Kids...Never liked them, thankfully, I have grown a soft spot for Greta Claire, but it has not increased my like for other children, I actually think it has made my dislike for children stronger. They are really, really annoying. I see kids in the stores and just think - why can't your mother afford a babysitter! And these kids are not even being bad, before I just thought that about the screaming and crying kids. But, maybe Darren and I having a kid was destiny, fate, all the things I really don't believe in, as it certainly shouldn't have happened, but here I sit beside a little 8lb baby girl who is cooing at her Winnie the Pooh, no doubt thinking about POO-ING, and it almost seems like it was meant to be...I said ALMOST, don't think I'm getting all sentimental, I've had a few breakdowns this week and why me moments that have lead to conversations of me moving, returning to work, getting a divorce, running away to New Hampshire...BUT, I survived and am calm again (for the time being)! Granted, I really want to go out shopping, but am home alone with her and I guess it's frowned upon to let the Dog babysit her.

So, back to a few SIGNS:

The reason I came up with this topic if you can imagine was me watching You-Tube Video's. Greta loves Beyonce's Single Ladies Video (I'm teaching her young to go for the big Diamond), but as I was sitting down to my breakfast / lunch at 3:30 this afternoon, which consisted of a Twix Bar and a Diet Pepsi, I open up the computer and there it is, a highlighted section of Recommended Videos for YOU to watch, the first one: FAT - by Weird Al Yankovic. I almost threw the computer across the room, I'm feeling a tad pudgy, but come on, even the computer is sending me signs - I did finish the Twix bar, but I guess maybe I should just have Diet Pepsi for lunch from now on!

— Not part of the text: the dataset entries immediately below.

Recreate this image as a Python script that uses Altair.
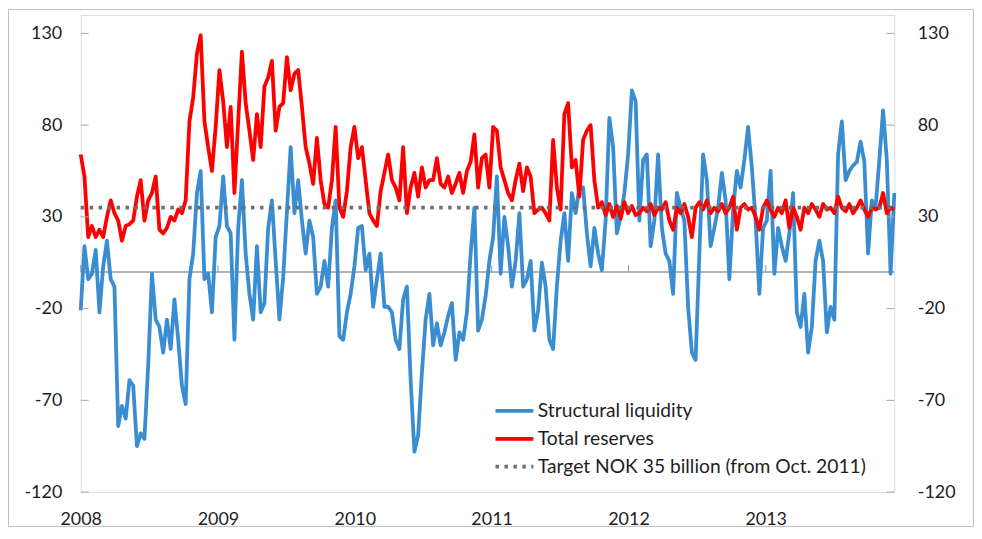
import altair as alt
import pandas as pd

# ---- data (one value every 10 days from 2008-01-01) ----
start_date = "2008-01-01"
step_days = 10

structural_liquidity = [
    -21, 14, -4, -1, 12, -22, 3, 17, -4, -8, -84, -73, -80, -59, -62, -95, -88, -91, -51, -1,
    -26, -30, -44, -26, -42, -15, -37, -62, -72, -4, 10, 43, 55, -4, -1, -22, 19, 25, 52, 25,
    21, -37, 24, 50, 10, -12, -26, 14, -22, -17, 24, 39, 6, -26, -3, 33, 68, 32, 50, 28,
    10, 28, 19, -12, -8, 6, -8, 24, 39, -35, -37, -22, -12, 3, 24, 25, 1, 10, -19, -4,
    10, -19, -19, -22, -37, -42, -15, -8, -59, -98, -89, -55, -26, -12, -40, -28, -40, -33, -24, -17,
    -48, -33, -37, -22, 10, 35, -32, -26, -13, 6, 19, 52, -1, 30, 14, -8, 6, 32, -8, -4,
    6, -32, -21, 5, -8, -37, -42, -8, 17, 32, 6, 43, 32, 46, 46, 21, 3, 24, 10, 1,
    28, 84, 68, 21, 30, 43, 64, 99, 93, 28, 61, 64, 14, 28, 64, 24, 10, 6, -12, 43,
    35, 28, -19, -44, -48, 10, 64, 50, 14, 24, 35, 54, 39, -4, 34, 55, 46, 61, 79, 57,
    28, -12, 24, 28, 55, -1, 24, 14, 6, 21, 43, -22, -30, -12, -44, -30, 6, 17, 6, -33,
    -19, -26, 64, 82, 50, 55, 58, 60, 71, 60, 10, 39, 35, 61, 88, 61, -1, 43,
]

total_reserves = [
    64, 52, 19, 25, 19, 23, 19, 30, 39, 32, 28, 17, 25, 26, 28, 41, 50, 28, 39, 43,
    52, 23, 21, 24, 30, 28, 34, 32, 39, 82, 95, 119, 129, 82, 68, 55, 79, 110, 93, 68,
    90, 43, 82, 120, 92, 77, 61, 86, 68, 101, 106, 115, 77, 90, 92, 117, 99, 108, 110, 90,
    68, 59, 48, 73, 50, 37, 35, 50, 79, 35, 30, 44, 68, 79, 62, 68, 50, 32, 28, 25,
    44, 54, 64, 50, 46, 39, 68, 32, 46, 54, 41, 57, 46, 50, 50, 62, 48, 46, 52, 43,
    48, 54, 43, 55, 60, 75, 46, 62, 64, 46, 79, 77, 57, 50, 43, 39, 50, 59, 44, 57,
    52, 32, 34, 35, 32, 28, 72, 46, 34, 86, 92, 57, 61, 41, 72, 77, 80, 50, 35, 38,
    31, 37, 30, 36, 29, 38, 32, 36, 31, 32, 35, 33, 37, 31, 35, 34, 38, 28, 23, 35,
    32, 37, 30, 19, 35, 38, 34, 39, 32, 35, 33, 37, 32, 35, 41, 23, 35, 37, 34, 35,
    30, 23, 35, 39, 34, 30, 35, 32, 39, 24, 35, 30, 23, 35, 32, 37, 34, 30, 37, 34,
    35, 32, 41, 35, 33, 37, 32, 35, 39, 34, 30, 35, 34, 35, 43, 32, 35, 34,
]

target_value = 35
x_start = (2008, 1, 1)
x_end = (2013, 12, 10)
y_domain = [-120, 140]
y_ticks = [-120, -70, -20, 30, 80, 130]
year_ticks = [2008, 2009, 2010, 2011, 2012, 2013]

series_names = [
    "Structural liquidity",
    "Total reserves",
    "Target NOK 35 billion (from Oct. 2011)",
]
series_colors = ["#3a8dd0", "#ff0000", "#6f6f6f"]
series_dashes = [[1, 0], [1, 0], [3.5, 5.5]]

# ---- tables ----
dates = pd.date_range(start_date, periods=len(structural_liquidity), freq=f"{step_days}D")
date_str = [d.strftime("%Y-%m-%dT00:00:00") for d in dates]

blue_df = pd.DataFrame({"date": date_str, "value": structural_liquidity, "series": series_names[0]})
red_df = pd.DataFrame({"date": date_str, "value": total_reserves, "series": series_names[1]})
target_df = pd.DataFrame({
    "date": [f"{x_start[0]:04d}-{x_start[1]:02d}-{x_start[2]:02d}T00:00:00",
             f"{x_end[0]:04d}-{x_end[1]:02d}-{x_end[2]:02d}T00:00:00"],
    "value": [target_value, target_value],
    "series": series_names[2],
})
year_df = pd.DataFrame({"date": [f"{y}-01-01T00:00:00" for y in year_ticks]})
ytick_df = pd.DataFrame({"tick": y_ticks})

W, H = 817, 479
FONT = "Lato"
TEXT = "#1e1e1e"
GRID_GRAY = "#a6a6a6"
LINE_W = 3.8

x_scale = alt.Scale(domain=[alt.DateTime(year=x_start[0], month=x_start[1], date=x_start[2]),
                            alt.DateTime(year=x_end[0], month=x_end[1], date=x_end[2])])
x_axis = alt.Axis(values=[alt.DateTime(year=y, month=1, date=1) for y in year_ticks],
                  format="%Y", title=None, labelFont=FONT, labelFontSize=18, labelColor=TEXT,
                  domain=False, ticks=False, grid=False, labelPadding=19, labelFlush=False)
y_scale = alt.Scale(domain=y_domain, nice=False, zero=False)

color_scale = alt.Scale(domain=series_names, range=series_colors)
dash_scale = alt.Scale(domain=series_names, range=series_dashes)
legend = alt.Legend(
    title=None, orient="none", legendX=424, legendY=386, padding=0,
    symbolType="M-2,0H2", symbolSize=361, symbolStrokeWidth=LINE_W,
    labelFont=FONT, labelFontSize=19.3, labelColor=TEXT, labelOffset=12, labelLimit=0,
    rowPadding=6, symbolOpacity=1,
)


def X():
    return alt.X("date:T", scale=x_scale, axis=x_axis)


def line_layer(df, axis):
    return alt.Chart(df).mark_line(strokeWidth=LINE_W, strokeJoin="round").encode(
        x=X(),
        y=alt.Y("value:Q", scale=y_scale, axis=axis),
        color=alt.Color("series:N", scale=color_scale, legend=legend),
        strokeDash=alt.StrokeDash("series:N", scale=dash_scale, legend=legend),
    )


label_expr = "'' + datum.value"
left_axis = alt.Axis(values=y_ticks, orient="left", title=None, domain=False, ticks=False,
                     grid=False, labelFont=FONT, labelFontSize=18, labelColor=TEXT,
                     labelPadding=19, labelExpr=label_expr)
right_axis = alt.Axis(values=y_ticks, orient="right", title=None, domain=False, ticks=False,
                      grid=False, labelFont=FONT, labelFontSize=18, labelColor=TEXT,
                      labelPadding=23, labelExpr=label_expr)

border = alt.Chart(pd.DataFrame({"a": [0]})).mark_rect(
    fill=None, stroke="#bdbdbd", strokeWidth=1
).encode(x=alt.value(-72.5), x2=alt.value(W + 79.5), y=alt.value(-5.5), y2=alt.value(H + 34.5))

zero_line = alt.Chart(pd.DataFrame({"a": [0]})).mark_rule(color="#9a9a9a", strokeWidth=1.5).encode(
    y=alt.Y(datum=0, scale=y_scale, axis=None)
)

year_tick_marks = alt.Chart(year_df).mark_rule(color="#9a9a9a", strokeWidth=1).encode(
    x=X(), y=alt.Y(datum=0, scale=y_scale, axis=None), y2=alt.Y2(datum=3.8)
)

blue = line_layer(blue_df, left_axis)
red = line_layer(red_df, None)
target = line_layer(target_df, None)

left_ticks = alt.Chart(ytick_df).mark_rule(color=GRID_GRAY, strokeWidth=1).encode(
    y=alt.Y("tick:Q", scale=y_scale, axis=None), x=alt.value(0), x2=alt.value(8)
)
right_ticks = alt.Chart(ytick_df).mark_rule(color=GRID_GRAY, strokeWidth=1).encode(
    y=alt.Y("tick:Q", scale=y_scale, axis=right_axis), x=alt.value(W - 8), x2=alt.value(W)
)

chart = alt.layer(
    border, zero_line, year_tick_marks, blue, red, target, left_ticks, right_ticks
).resolve_scale(y="independent").properties(
    width=W, height=H,
    autosize=alt.AutoSizeParams(type="none"),
    padding={"left": 73, "top": 6, "right": 80, "bottom": 35},
).configure_view(stroke=GRID_GRAY, strokeWidth=1).configure(background="white")

chart.save("out.html", embed_options={"renderer": "svg", "actions": False})
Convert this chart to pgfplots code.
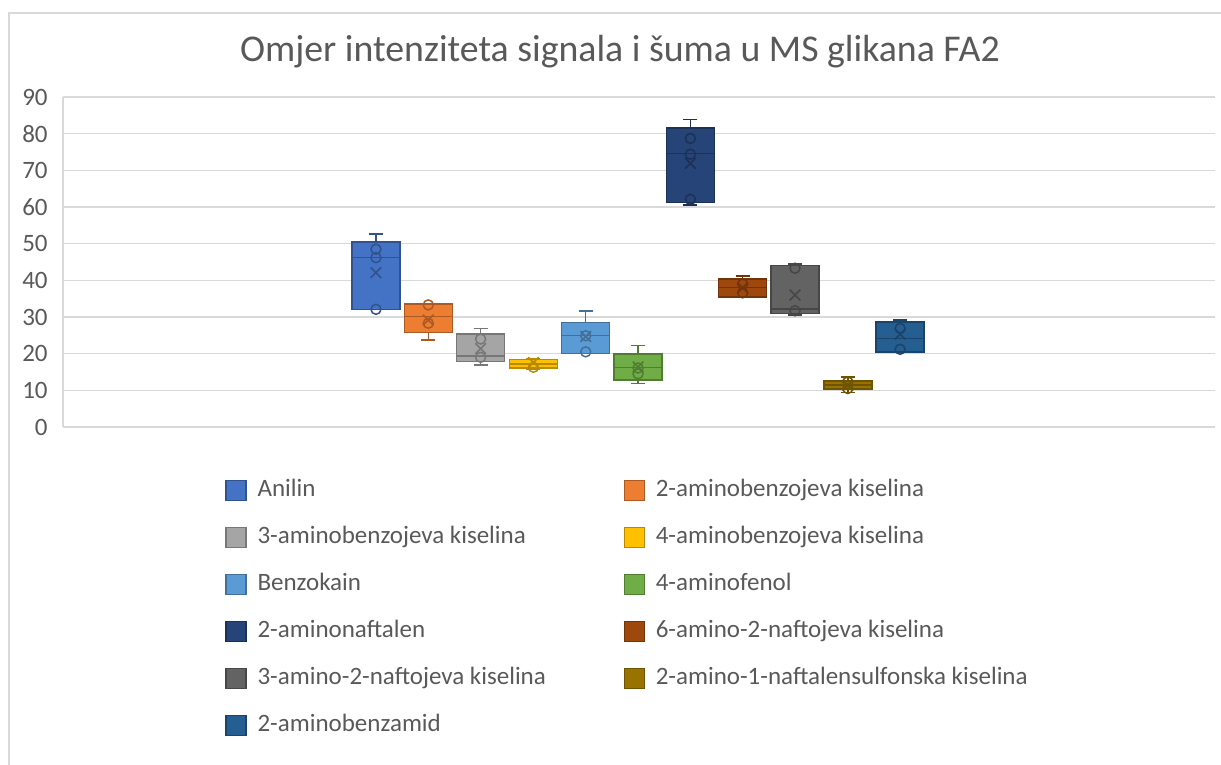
\documentclass[border=0pt]{standalone}
\usepackage{fontspec}
\setmainfont{Carlito}
\usepackage{pgfplots}
\usepgfplotslibrary{statistics}
\pgfplotsset{compat=1.18}
\definecolor{tc}{HTML}{595959}
\definecolor{gridc}{HTML}{D9D9D9}
\definecolor{cA}{HTML}{4472C4}
\definecolor{cB}{HTML}{ED7D31}
\definecolor{cC}{HTML}{A5A5A5}
\definecolor{cD}{HTML}{FFC000}
\definecolor{cE}{HTML}{5B9BD5}
\definecolor{cF}{HTML}{70AD47}
\definecolor{cG}{HTML}{264478}
\definecolor{cH}{HTML}{9E480E}
\definecolor{cI}{HTML}{636363}
\definecolor{cJ}{HTML}{997300}
\definecolor{cK}{HTML}{255E91}
% box: #1 colour, #2 position, #3 lw, #4 lq, #5 med, #6 uq, #7 uw, #8 name
\newcommand{\bx}[8]{%
  \addplot+[solid, mark=none, fill=#1, draw=#1!72!black, line width=0.75pt,
    boxplot prepared={draw position=#2, lower whisker=#3, lower quartile=#4,
      median=#5, upper quartile=#6, upper whisker=#7,
      box extend=1, whisker extend=0.29},
    legend image code/.code={\draw[fill=#1, draw=#1!72!black, line width=0.6pt] (0pt,-5pt) rectangle (10pt,5pt);}] coordinates {};
  \addlegendentry{#8}}
\newcommand{\mn}[2]{%
  \addplot[forget plot, only marks, mark=x, mark size=3.75pt, line width=0.8pt, draw=#1!72!black] coordinates {#2};}
\newcommand{\pts}[2]{%
  \addplot[forget plot, only marks, mark=o, mark size=2.5pt, line width=0.75pt, draw=#1!72!black] coordinates {#2};}
\begin{document}
\begin{tikzpicture}
\useasboundingbox (0,0) rectangle (610.5pt,-382.5pt);
\draw[gridc, line width=0.75pt] (4.5pt,-382.5pt) -- (4.5pt,-6.5pt) -- (610.5pt,-6.5pt);
\node[text=tc, font=\fontsize{18.9}{22}\selectfont] at (310pt,-26pt) {Omjer intenziteta signala i šuma u MS glikana FA2};
\begin{axis}[
  at={(31.5pt,-213.5pt)}, anchor=south west,
  scale only axis, width=576pt, height=165pt,
  xmin=0, xmax=24, ymin=0, ymax=90,
  boxplot/draw direction=y,
  xtick=\empty, ytick={0,10,...,90},
  ymajorgrids, grid style={gridc, line width=0.75pt},
  axis x line*=bottom, axis y line*=left,
  axis line style={gridc, line width=0.75pt},
  major tick length=0pt,
  tick label style={text=tc, font=\fontsize{12.5}{14}\selectfont},
  /pgf/number format/assume math mode=true,
  yticklabel style={anchor=east, inner sep=0pt, xshift=-7.5pt},
  legend style={at={(0.1406,-0.1545)}, anchor=north west, draw=none, fill=none,
    inner sep=0pt, font=\fontsize{12.5}{15}\selectfont, text=tc,
    row sep=11.5pt,
    nodes={inner sep=0pt, text height=9pt, text depth=3pt, align=flush left},
    /tikz/column 2/.style={nodes={text width=173pt}},
    /tikz/every odd column/.append style={column sep=5.5pt},
    /tikz/every even column/.append style={column sep=10pt}},
  legend columns=2, legend cell align=left,
]
\bx{cA}{6.52}{32}{32}{46.2}{50.5}{52.6}{Anilin}
\bx{cB}{7.61}{23.7}{25.8}{30.1}{33.5}{33.5}{2-aminobenzojeva kiselina}
\bx{cC}{8.70}{16.9}{17.8}{19.4}{25.4}{26.9}{3-aminobenzojeva kiselina}
\bx{cD}{9.80}{15.8}{16.1}{17.2}{18.4}{18.6}{4-aminobenzojeva kiselina}
\bx{cE}{10.89}{20.1}{20.1}{24.9}{28.5}{31.6}{Benzokain}
\bx{cF}{11.98}{11.9}{12.8}{16.2}{19.9}{22.2}{4-aminofenol}
\bx{cG}{13.07}{60.5}{61.2}{74.6}{81.5}{83.9}{2-aminonaftalen}
\bx{cH}{14.16}{35.4}{35.4}{38.1}{40.3}{41.2}{6-amino-2-naftojeva kiselina}
\bx{cI}{15.25}{30.5}{31.0}{32.2}{44.0}{44.4}{3-amino-2-naftojeva kiselina}
\bx{cJ}{16.35}{9.4}{10.3}{11.5}{12.6}{13.7}{2-amino-1-naftalensulfonska kiselina}
\bx{cK}{17.44}{20.5}{20.5}{24.2}{28.7}{29.2}{2-aminobenzamid}
\mn{cA}{(6.52,42.1)}
\mn{cB}{(7.61,29.2)}
\mn{cC}{(8.70,21.4)}
\mn{cD}{(9.80,17.6)}
\mn{cE}{(10.89,24.7)}
\mn{cF}{(11.98,16.4)}
\mn{cG}{(13.07,71.9)}
\mn{cH}{(14.16,38.0)}
\mn{cI}{(15.25,36.0)}
\mn{cJ}{(16.35,11.4)}
\mn{cK}{(17.44,25.3)}
\pts{cA}{(6.52,48.5) (6.52,46.2) (6.52,32.1)}
\pts{cB}{(7.61,33.3) (7.61,28.3)}
\pts{cC}{(8.70,24.0) (8.70,19.0)}
\pts{cD}{(9.80,16.3)}
\pts{cE}{(10.89,24.9) (10.89,20.5)}
\pts{cF}{(11.98,16.1) (11.98,14.5)}
\pts{cG}{(13.07,78.7) (13.07,74.4) (13.07,62.1)}
\pts{cH}{(14.16,39.0) (14.16,36.6)}
\pts{cI}{(15.25,43.3) (15.25,31.7)}
\pts{cJ}{(16.35,12.3) (16.35,10.5)}
\pts{cK}{(17.44,26.9) (17.44,21.2)}
\end{axis}
\end{tikzpicture}
\end{document}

Summer Sales, it's a sign, the universe has missed me shopping, the credit card companies are going bankrupt and sending out search parties for me, the Confederation Bridge is wondering where in the hell I am - it's a sign that I need to get back in the swing of things and exercise my fingers on the Debit Machines and give the old credit cards a dusting off... If I feel better or not, watch out Moncton, I'm coming next weekend and it's going to be obscene. Then NH, Don't worry, I'm coming back, will be there soon.

So, whatever signs you see, follow them, maybe it's destiny sending you in the right direction. Lord do I ever hope I see a sign out there that says GREECE - I think I may just need to book a vacation.